C.      Change of Venue

          In his fifth point of error, appellant contends that his trial counsel failed to seek a change of venue. Specifically, appellant complains that, prior to trial, numerous articles concerning this case were published in the Galveston County Daily News and in the Houston Chronicle that disparaged appellant.

          Texas Code of Criminal Procedure article 31.03 provides, in relevant part, as follows:A change of venue may be granted in any felony . . . case . . . on the written motion of the defendant, supported by his own affidavit and the affidavit of at least two credible persons, residents in the county where the prosecution is instituted, for either of the following causes, the truth and sufficiency of which the court shall determine:

          1.       That there exists in the county where the prosecution is commenced so great a prejudice against him that he cannot obtain a fair and impartial trial; and

          2.       That there is a dangerous combination against him instigated by influential persons, by reason of which he cannot expect a fair trial.

 

Tex. Code Crim. Proc. Ann. § 31.03(a) (Vernon 2006). To justify a change of venue based on media attention, a defendant must show that the publicity was pervasive, prejudicial, and inflammatory. Gonzalez v.

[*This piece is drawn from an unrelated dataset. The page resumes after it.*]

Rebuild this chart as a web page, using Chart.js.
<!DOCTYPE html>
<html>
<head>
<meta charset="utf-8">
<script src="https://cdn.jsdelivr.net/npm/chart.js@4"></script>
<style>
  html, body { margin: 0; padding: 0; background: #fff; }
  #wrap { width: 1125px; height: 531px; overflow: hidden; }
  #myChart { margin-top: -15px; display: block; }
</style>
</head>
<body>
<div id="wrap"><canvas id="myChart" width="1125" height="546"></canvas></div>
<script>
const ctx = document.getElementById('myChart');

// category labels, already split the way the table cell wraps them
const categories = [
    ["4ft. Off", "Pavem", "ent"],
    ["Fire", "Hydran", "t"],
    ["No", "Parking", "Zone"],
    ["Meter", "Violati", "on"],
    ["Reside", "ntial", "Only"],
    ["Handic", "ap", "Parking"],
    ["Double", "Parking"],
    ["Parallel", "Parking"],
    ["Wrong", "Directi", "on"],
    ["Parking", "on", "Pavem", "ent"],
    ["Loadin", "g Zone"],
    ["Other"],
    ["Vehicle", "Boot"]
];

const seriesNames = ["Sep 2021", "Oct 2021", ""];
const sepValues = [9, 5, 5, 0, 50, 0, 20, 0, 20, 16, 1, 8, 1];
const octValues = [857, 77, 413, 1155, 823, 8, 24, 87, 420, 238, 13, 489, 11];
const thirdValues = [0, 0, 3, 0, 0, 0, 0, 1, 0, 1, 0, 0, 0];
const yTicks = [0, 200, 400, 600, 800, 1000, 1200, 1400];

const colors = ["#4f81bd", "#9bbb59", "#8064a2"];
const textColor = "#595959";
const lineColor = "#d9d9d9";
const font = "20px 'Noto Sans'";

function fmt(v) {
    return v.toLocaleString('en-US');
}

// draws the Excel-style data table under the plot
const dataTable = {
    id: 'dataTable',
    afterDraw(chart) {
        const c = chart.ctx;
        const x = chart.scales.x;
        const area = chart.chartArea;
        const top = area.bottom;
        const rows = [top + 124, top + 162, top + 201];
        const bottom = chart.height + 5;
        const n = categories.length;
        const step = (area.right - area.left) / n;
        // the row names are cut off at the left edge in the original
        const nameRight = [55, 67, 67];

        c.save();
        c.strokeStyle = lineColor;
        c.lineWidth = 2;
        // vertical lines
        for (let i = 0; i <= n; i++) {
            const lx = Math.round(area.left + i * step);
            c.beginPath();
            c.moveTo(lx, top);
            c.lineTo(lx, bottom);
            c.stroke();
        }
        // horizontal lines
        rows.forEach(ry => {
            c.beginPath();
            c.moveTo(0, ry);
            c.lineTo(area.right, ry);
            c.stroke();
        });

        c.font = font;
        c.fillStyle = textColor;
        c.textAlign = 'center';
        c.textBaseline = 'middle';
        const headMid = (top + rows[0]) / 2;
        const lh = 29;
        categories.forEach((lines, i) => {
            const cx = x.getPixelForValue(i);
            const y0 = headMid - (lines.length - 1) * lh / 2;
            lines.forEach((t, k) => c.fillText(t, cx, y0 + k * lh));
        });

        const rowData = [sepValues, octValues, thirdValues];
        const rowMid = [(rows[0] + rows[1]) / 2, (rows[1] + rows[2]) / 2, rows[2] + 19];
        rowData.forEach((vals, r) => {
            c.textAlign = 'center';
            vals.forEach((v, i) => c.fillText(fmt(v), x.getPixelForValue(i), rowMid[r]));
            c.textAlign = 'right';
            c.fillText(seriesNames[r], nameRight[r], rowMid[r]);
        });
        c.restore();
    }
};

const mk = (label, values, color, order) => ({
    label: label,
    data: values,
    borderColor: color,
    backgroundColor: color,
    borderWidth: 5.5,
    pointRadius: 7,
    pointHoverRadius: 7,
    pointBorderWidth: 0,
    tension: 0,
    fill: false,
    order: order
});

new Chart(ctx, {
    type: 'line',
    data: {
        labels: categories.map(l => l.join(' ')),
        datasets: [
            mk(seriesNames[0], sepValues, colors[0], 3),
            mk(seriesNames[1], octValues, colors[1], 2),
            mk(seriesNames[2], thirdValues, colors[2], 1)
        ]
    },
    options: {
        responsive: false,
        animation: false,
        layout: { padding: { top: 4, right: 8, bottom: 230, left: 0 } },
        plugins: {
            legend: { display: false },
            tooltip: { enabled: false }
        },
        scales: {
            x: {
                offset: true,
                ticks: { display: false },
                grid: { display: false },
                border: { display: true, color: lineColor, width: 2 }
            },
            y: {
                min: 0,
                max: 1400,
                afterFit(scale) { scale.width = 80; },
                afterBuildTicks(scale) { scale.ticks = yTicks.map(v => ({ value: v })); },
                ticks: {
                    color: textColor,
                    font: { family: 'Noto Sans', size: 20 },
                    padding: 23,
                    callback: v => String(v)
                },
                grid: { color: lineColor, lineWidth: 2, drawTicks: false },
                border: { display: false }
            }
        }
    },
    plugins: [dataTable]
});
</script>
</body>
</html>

State, 222 S.W.3d 446, 449 (Tex. Crim. App. 2007). The mere existence of media attention or publicity is not enough, by itself, to merit a change of venue. Id. Even widespread publicity, without more, is not considered inherently prejudicial. Id. Further, even extensive knowledge of the case or defendant in the community as a result of pretrial publicity is not sufficient if there is not also some showing of prejudicial or inflammatory coverage. Id.

          Here, appellant contends that “given the amount and nature of pre-trial publicity,” counsel “should have sought to have the trial removed to a jurisdiction untainted by inflammatory news coverage.” Appellant contends that counsel’s failure “led to Appellant being tried in front of a jury which likely had been influenced and biased by the media coverage.”

          The record reflects that counsel asked the venire whether any of them “had ever read anything in the paper about appellant or this case.” Only veniremember number nine indicated that he had seen any such publicity. The record reflects that number nine did not serve on the jury. Hence, appellant has not demonstrated an actual, identifiable prejudice on the part of members of his jury that was attributable to the publicity. See Moore v. State, 935 S.W.2d 124, 129 (Tex. Crim. App. 1996).

          The record is silent as to counsel’s strategy concerning venue in this case. However, even if we were to conclude, which we do not, that the failure to request a change of venue was in itself ineffectiveness, there is no basis in the record for concluding that the outcome would have been different.

          Accordingly, we overrule appellant’s fifth point of error.

 

 

Conclusion

We affirm the judgment of the trial court.

                                                                   

 

 

Laura Carter Higley

Justice

 

Panel consists of Justices Jennings, Keyes, and Higley.


Do not publish. See Tex. R. App. P. 47.2(b).